This article addresses the absence of insolvent trading (IT)
provisions in the corporate law of Bangladesh, a significant gap contributing
to the continued rise of defaulted loans and wilful corporate defaulters. It
examines the key aspects of IT with reference to the current laws of Australia and
the UK as guidelines. Employing doctrinal and comparative legal research
methods, the study analyses selected IT laws using both primary and secondary
sources.
The findings highlight the urgent need for Bangladesh to
reform its outdated company law, drafted based on its 1913 colonial company
legislation. Proposed changes include modernising the definition of
“directors,” introducing IT regulation provisions, and clarifying critical
terms such as “debts” and “incurring debts.” The article also explores civil
and criminal breaches of directors’ duties to prevent IT from occurring,
detailing their liabilities, remedies, and defences.

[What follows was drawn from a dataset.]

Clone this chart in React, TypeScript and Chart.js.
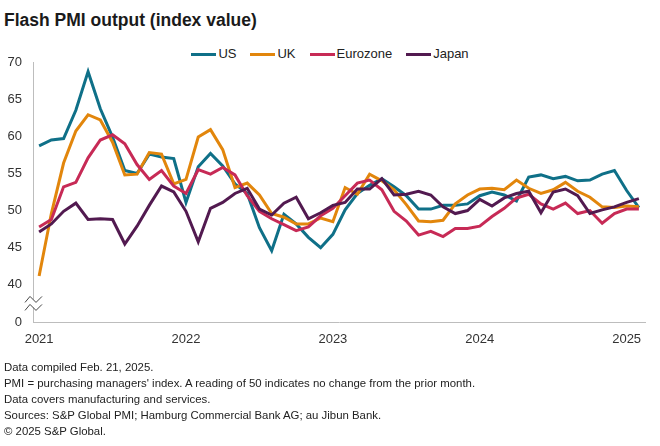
import React, { useEffect, useRef } from "react";
import { Chart, registerables } from "chart.js";

Chart.register(...registerables);

// ---- Data ----
const years = [2021, 2022, 2023, 2024, 2025];
const monthCount = 50; // Jan 2021 .. Feb 2025
const months = years
  .flatMap((y) => Array.from({ length: 12 }, (_, m) => `${y}-${String(m + 1).padStart(2, "0")}`))
  .slice(0, monthCount);

const usValues = [
  58.7, 59.5, 59.7, 63.5, 68.7, 63.7, 59.9, 55.4, 55.0, 57.6, 57.2, 57.0,
  51.1, 55.9, 57.7, 56.0, 53.6, 52.3, 47.7, 44.6, 49.5, 48.2, 46.4, 45.0,
  46.8, 50.1, 52.3, 53.4, 54.3, 53.2, 52.0, 50.2, 50.2, 50.7, 50.7, 50.9,
  52.0, 52.5, 52.1, 51.3, 54.5, 54.8, 54.3, 54.6, 54.0, 54.1, 54.9, 55.4,
  52.7, 50.4,
];
const ukValues = [
  41.2, 49.6, 56.4, 60.7, 62.9, 62.2, 59.2, 54.8, 54.9, 57.8, 57.6, 53.6,
  54.2, 59.9, 60.9, 58.2, 53.1, 53.7, 52.1, 49.6, 49.1, 48.2, 48.2, 49.0,
  48.5, 53.1, 52.2, 54.9, 54.0, 52.8, 50.8, 48.6, 48.5, 48.7, 50.9, 52.1,
  52.9, 53.0, 52.8, 54.1, 53.0, 52.3, 52.8, 53.8, 52.6, 51.8, 50.5, 50.4,
  50.6, 50.5,
];
const eurozoneValues = [
  47.8, 48.8, 53.2, 53.8, 57.1, 59.5, 60.2, 59.0, 56.2, 54.2, 55.4, 53.3,
  52.3, 55.5, 54.9, 55.8, 54.8, 52.0, 49.9, 48.9, 48.1, 47.3, 47.8, 49.3,
  50.3, 52.0, 53.7, 54.1, 52.8, 49.9, 48.6, 46.7, 47.2, 46.5, 47.6, 47.6,
  47.9, 49.2, 50.3, 51.7, 52.2, 50.9, 50.2, 51.0, 49.6, 50.0, 48.3, 49.6,
  50.2, 50.2,
];
const japanValues = [
  47.1, 48.2, 49.9, 51.0, 48.8, 48.9, 48.8, 45.5, 47.9, 50.7, 53.3, 52.5,
  49.9, 45.8, 50.3, 51.1, 52.3, 53.0, 50.2, 49.4, 51.0, 51.8, 48.9, 49.7,
  50.7, 51.1, 52.9, 52.9, 54.3, 52.1, 52.2, 52.6, 52.1, 50.5, 49.6, 50.0,
  51.5, 50.6, 51.7, 52.3, 52.6, 49.7, 52.5, 52.9, 52.0, 49.6, 50.1, 50.5,
  51.1, 51.6,
];

const seriesNames = ["US", "UK", "Eurozone", "Japan"];
const seriesColors = ["#0f7088", "#e2860c", "#c72a56", "#521a50"];
const seriesValues = [usValues, ukValues, eurozoneValues, japanValues];

// Y axis is broken: the lowest tick sits one step below 40 and is labelled "0".
const yMin = 35;
const yMax = 70;
const yStep = 5;
const breakTickValue = 35;
const breakTickLabel = "0";

const notes = [
  "Data compiled Feb. 21, 2025.",
  "PMI = purchasing managers' index. A reading of 50 indicates no change from the prior month.",
  "Data covers manufacturing and services.",
  "Sources: S&P Global PMI; Hamburg Commercial Bank AG; au Jibun Bank.",
  "\u00a9 2025 S&P Global.",
];

const FONT = "'Liberation Sans', Arial, sans-serif";

const axisBreakPlugin = {
  id: "axisBreak",
  afterDraw(chart: any) {
    const { ctx } = chart;
    const yScale = chart.scales.y;
    const x = chart.chartArea.left;
    const yc = yScale.getPixelForValue((yMin + 40) / 2);
    ctx.save();
    ctx.fillStyle = "#ffffff";
    ctx.fillRect(x - 4, yc - 4, 8, 8);
    ctx.strokeStyle = "#444";
    ctx.lineWidth = 1;
    for (const dy of [-4, 4]) {
      ctx.beginPath();
      ctx.moveTo(x - 8, yc + dy + 3);
      ctx.lineTo(x - 3, yc + dy - 3);
      ctx.lineTo(x + 3, yc + dy + 3);
      ctx.lineTo(x + 9, yc + dy - 3);
      ctx.stroke();
    }
    ctx.restore();
  },
};

function ChartCanvas() {
  const ref = useRef<HTMLCanvasElement | null>(null);
  useEffect(() => {
    if (!ref.current) return;
    const chart = new Chart(ref.current, {
      type: "line",
      data: {
        labels: months,
        datasets: seriesNames.map((name, i) => ({
          label: name,
          data: seriesValues[i],
          borderColor: seriesColors[i],
          backgroundColor: seriesColors[i],
          borderWidth: 3,
          pointRadius: 0,
          tension: 0,
          fill: false,
          order: seriesNames.length - i,
        })),
      },
      options: {
        animation: false,
        responsive: false,
        layout: { padding: { top: 18, right: 15, left: 0, bottom: 0 } },
        plugins: {
          legend: { display: false },
          tooltip: { enabled: false },
        },
        scales: {
          x: {
            type: "category",
            offset: true,
            grid: { display: false, drawTicks: false },
            border: { display: true, color: "#bdbdbd", width: 1 },
            ticks: {
              autoSkip: false,
              maxRotation: 0,
              padding: 10,
              color: "#333",
              font: { family: FONT, size: 13 },
              callback: function (this: any, value: any) {
                const lab = String(this.getLabelForValue(value));
                return lab.endsWith("-01") ? lab.slice(0, 4) : "";
              },
            },
            afterFit: (s: any) => {
              s.height = 38;
              s.paddingLeft = 0;
              s.paddingRight = 0;
            },
          },
          y: {
            min: yMin,
            max: yMax,
            grid: { display: false, drawTicks: false },
            border: { display: true, color: "#bdbdbd", width: 1 },
            ticks: {
              stepSize: yStep,
              padding: 11,
              color: "#333",
              font: { family: FONT, size: 13 },
              callback: (v: any) => (v === breakTickValue ? breakTickLabel : String(v)),
            },
            afterFit: (s: any) => {
              s.width = 33;
              s.paddingTop = 0;
              s.paddingBottom = 0;
            },
          },
        },
      },
      plugins: [axisBreakPlugin],
    });
    return () => chart.destroy();
  }, []);
  return <canvas ref={ref} width={660} height={316} style={{ display: "block", width: 660, height: 316 }} />;
}

export default function App() {
  useEffect(() => {
    document.body.style.margin = "0";
  }, []);
  return (
    <div style={{ position: "relative", width: 660, height: 446, background: "#fff", fontFamily: FONT, overflow: "hidden" }}>
      <div style={{ position: "absolute", left: 4, top: 8, fontSize: 17.5, fontWeight: 700, color: "#1a1a1a", lineHeight: "24px", whiteSpace: "nowrap" }}>
        Flash PMI output (index value)
      </div>
      <div style={{ position: "absolute", left: 0, top: 46, width: 660, height: 16, display: "flex", justifyContent: "center", alignItems: "center", gap: 14 }}>
        {seriesNames.map((name, i) => (
          <div key={name} style={{ display: "flex", alignItems: "center", gap: 2 }}>
            <div style={{ width: 25, height: 3, background: seriesColors[i] }} />
            <span style={{ fontSize: 13, color: "#222", lineHeight: "16px" }}>{name}</span>
          </div>
        ))}
      </div>
      <div style={{ position: "absolute", left: 0, top: 44 }}>
        <ChartCanvas />
      </div>
      <div style={{ position: "absolute", left: 4, top: 359, fontSize: 11.4, color: "#222", lineHeight: "16px" }}>
        {notes.map((n) => (
          <div key={n} style={{ whiteSpace: "nowrap" }}>{n}</div>
        ))}
      </div>
    </div>
  );
}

However, it excludes a
discussion of Australia’s recent “safe harbour” provisions, recommending a
separate investigation into that area.
The submitted recommendations aim to guide Bangladesh in
updating its company legislation to curb unfair financial practices and
strengthen economic integrity. Additionally, these reforms could serve as a
reference for other jurisdictions lacking robust IT provisions, encouraging
broader legal modernisation and fostering corporate accountability.